Health in the Occupied Palestinian Territories

By Tony Davies

On 13th March, at Birzeit University near Ramallah, five articles from the university’s Department of Public Health on health in the occupied Palestinian territories were launched. The articles are being published by the medical journal, The Lancet. They have been condemned as propaganda by the Israeli prime minister’s spokesperson, Mark Regev. As an expert propagandist, he will know, if he has read the articles, that the studies they report have been conducted by able Palestinian academics collaborating with respected scientific workers from a number of countries and reported with a care and objectivity which are the antithesis of propaganda.
 
Whereas there were health gains in the occupied Palestinian territories (the West Bank, East Jerusalem, and the Gaza Strip) during the 1990s, improvement has not been maintained. Infant mortality remained at about 27 per 1000 live births between 2000 and 2006, compared with 3.9 in Israel. The stillbirth rate has recently increased in Gaza. The proportion of stunted Palestinian children under the age of 5 years increased from 7.2% in 1996 to 10.2% in 2006. Stunting results from chronic malnutrition. It is serious because it is associated with reduced mental development and with increased illness in childhood and in adult life. Malnutrition is a result of the poverty imposed on Palestinians by Israeli occupation policy. In 2007, 52% of families (40% in the West Bank and 74% in the Gaza Strip) were living below the poverty line of US$3•15 per person per day. The average annual income of a Palestinian is $1200, compared with an Israeli average of $26000. Nearly half the Palestinians are now dependent on food aid.

The psychological toll of the occupation is enormous. The lives of Palestinians have become more insecure since 2000. Not only are Palestinians killed nearly every day by the Israeli military, but others are assaulted, injured, or humiliated. Palestinians are subjected to restriction of movement at armed checkpoints and due to the barriers round Gaza and much of the West Bank. Detention, torture, destruction of trees and crops, demolition of houses and theft of land are daily occurrences. Unlike the Israeli settlers who were moved out of Gaza in 2005, the Palestinians receive no compensation for their losses.

Though Israeli government and military strategy is the overriding cause of deficient healthcare in the occupied Palestinian territories, international donors pursuing their own agendas, and problems in the administration of health care are contributory factors. The Palestinian Ministry of Health is hamstrung by the occupation because the hostile occupying power not only rigidly controls movement of people (including patients and health workers) and materials (including drugs and medical equipment) between the occupied territories and the outside, but also within the Palestinian areas. The minimum humanitarian requirement is that there should be uninterrupted movement of people requiring medical care through checkpoints, but these agents of oppression need to be removed altogether. Their main purpose is not Israeli security. Controlling movement of Palestinians within the territories has little or no bearing on Israeli security, and checkpoints between Israel and the West Bank can be, and are, circumvented.

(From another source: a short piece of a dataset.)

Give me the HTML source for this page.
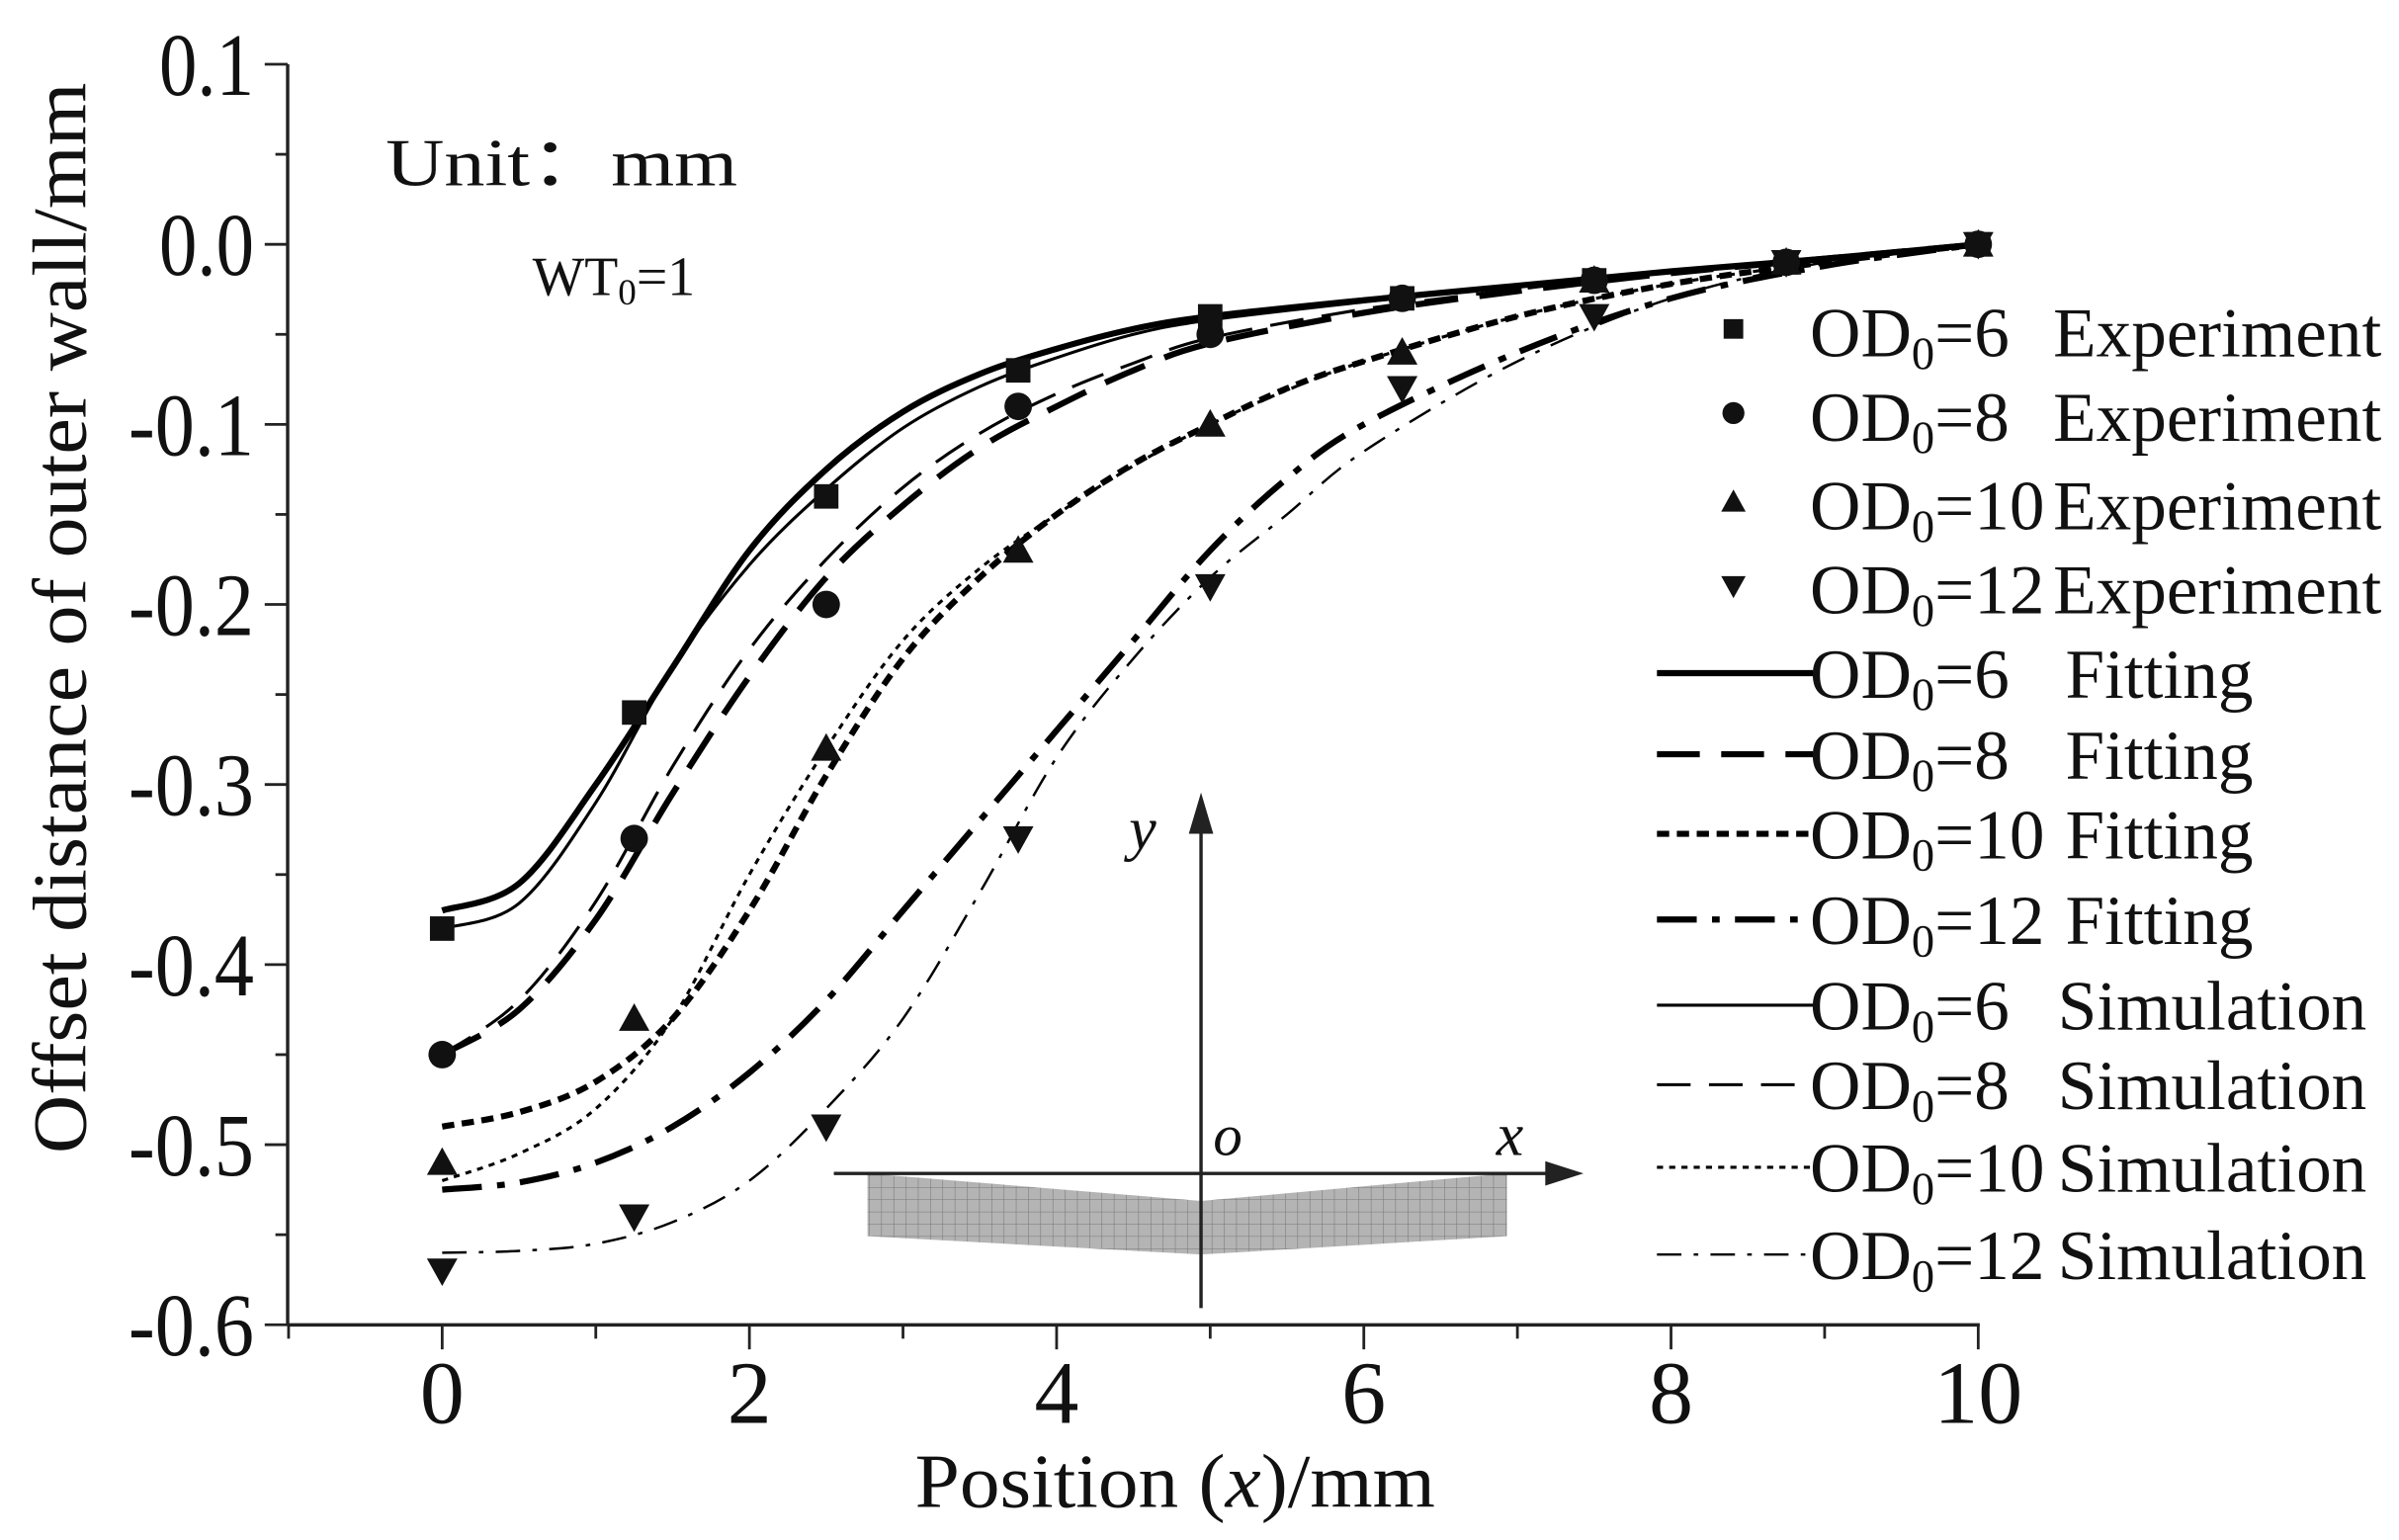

The Israeli military has repeatedly damaged ambulances, prevented them from attending injured and dying people, has injured and killed health personnel, and refused women giving birth, and many severely ill people, access to hospitals. It has bombarded hospitals and clinics. These atrocities contravene the Fourth Geneva Convention, which Israel has signed and ratified. It is essential that the truth is told about the effects of the occupation on the health of Palestinians. This is the importance of the Lancet articles. Armed with such information, we have to campaign as hard as we can for our governments to apply pressure on Israel to end the terrible suffering its military is inflicting on Palestinians.
 
– Tony Davies is a visiting professor of physiology, Medical School, Al Quds University, Abu Dis, East Jerusalem. He contributed this article to PalestineChronicle.com.